Mendicité

Comme le choléra ou la peste aux siècles jadis, notre époque souffre d’une nouvelle et curieuse épidémie : la mendicité. En des temps plus reculés, le manque d’hygiène corporelle favorisait la propagation des maladies ; aujourd’hui, c’est l’absence d’hygiène sociale qui contraint de plus en plus de laissés-pour-compte à avoir recours à la charité publique. Et le nombre de ces exclus ne cesse d’augmenter.

Mais qui sont-ils ces mendiants ? On a tant proclamé qu’ils sont une plaie, un fléau de notre société qu’on tient la chose comme démontrée. Eh bien, soit… ; la mendicité est un fléau. Mais à qui la faute ? Est-ce la faute du mendiant si sa condition est misérable, ou celle de nos compétents « représentants » ? Quoi, s’indignait Claude Tillier, vous avez privé la famille du mendiant de son patrimoine, et vous faites un crime qu’elle n’en a plus ! Vous l’avez battue, et vous lui reprochez ses plaies ! Les mendiants, c’est vous qui les faites ; et vous leur reprochez leur existence !

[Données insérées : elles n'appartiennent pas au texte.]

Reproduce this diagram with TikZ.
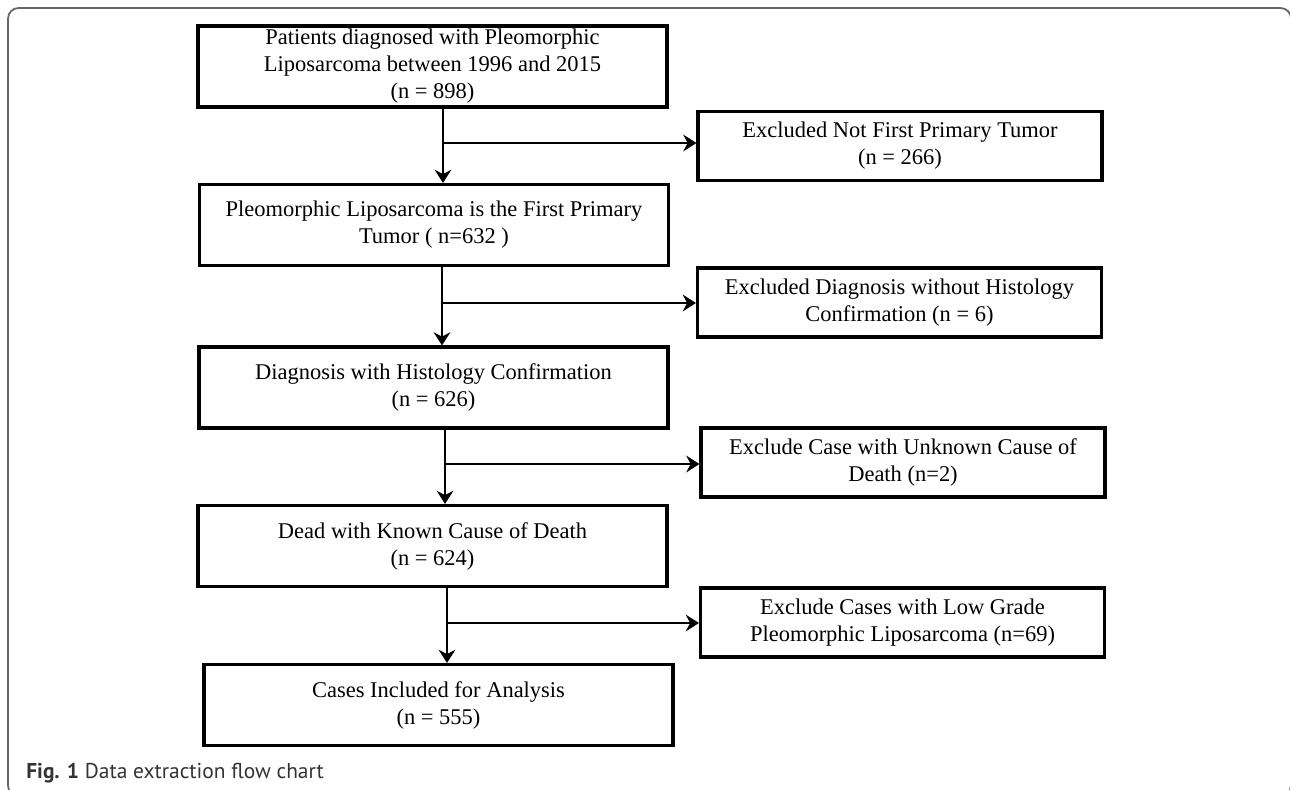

Ce que la bourgeoisie reproche au mendiant, c’est non seulement sa pauvreté (il n’a pas « réussi », su se « débrouiller »), mais son prétendu parasitisme : il vit, sans rien faire, de la charité d’autrui. Mais, je vous le demande, qui cela gêne-t-il ? Personne que je sache, n’est obligé de lui faire l’aumône. Chacun est libre de donner ce qui lui convient ou de s’y refuser. Par conséquent, le mendiant ne dépend que de ceux qui consentent à l’aider et n’est pas à la charge des autres. « Son pain quotidien, dit encore C. Tillier, est composé d’une multitude de miettes, qui lui viennent il ne sait d’où. » Le mendiant n’est ni un exploiteur ni un être nuisible.

La mendicité légale

Il est en revanche une catégorie de mendiants qui, elle, est particulièrement nuisible, vorace et encombrante. C’est celle qui représente les différentes formes d’autorité : Etat, police, clergé, administration, etc.

Avec l’Etat, nous n’avons pas la faculté de nous soustraire à cette forme de mendicité (particulièrement exigeante) qui a nom « impôt ». L’Eglise (c’est-à-dire l’ensemble des différentes religions et sectes) n’a –t-elle pas de tout temps pratiqué la mendicité, accumulant par ce moyen des richesses incalculables ?

Combien de mendiants pourrait-on loger, nourrir, vêtir avec ce que coûte annuellement un soldat ? Mendiants aussi les femmes et hommes politiques qui, à chaque consultation électorale mendient les suffrages des citoyens. Et parasites (combien !) tous les improductifs dont l’aisance s’édifie sur le travail d’autrui. Pour tous ces gens-là, la mendicité (légalisée) est devenue un moyen d’accéder à un rang social privilégié.

N’est-il pas comique de voir des personnages n’ayant fait, dans leur existence, que quémander des prébendes, des privilèges, des sinécures et des honneurs, s’opposer avec indignation à la mendicité ?

Le travailleur que le chômage contraint à tendre la main dans la rue ne peut que se sentir humilié, blessé dans sa dignité d’homme de devoir sa subsistance à la charité d’autrui. « Je ne connais, affirmait Mirbeau, que trois manières d’exister dans la société : il faut être mendiant, voleur ou salarié. » Mais contrairement aux voleurs et « aux mendiants professionnels », les salariés, eux, n’ont pas choisi leur camp.

Dans la situation actuelle, interdire la mendicité, c’est se donner bonne conscience à peu de prix. Aujourd’hui des dizaines de personnes plantent une tente de fortune dans le bois de Vincennes, des centaines d’autres dorment sous les ponts…certaines d’entre elles ne peuvent trouver du travail car il leur faudrait une adresse et un logement qu’on ne peut obtenir qu’en travaillant. C’est le serpent qui se mord la queue.

Problème de société, la mendicité est la conséquence d’une organisation sociale viciée et incohérente. Ce n’est pas par des interdits et des exclusions qu’un tel problème pourra être résolu. Seule une transformation radicale des structures sociales permettrait de modifier les rapports humains et les mentalités. Remplacer l’hypocrisie de la charité par une réelle solidarité humaine, tel est précisément le but que se propose le projet libertaire.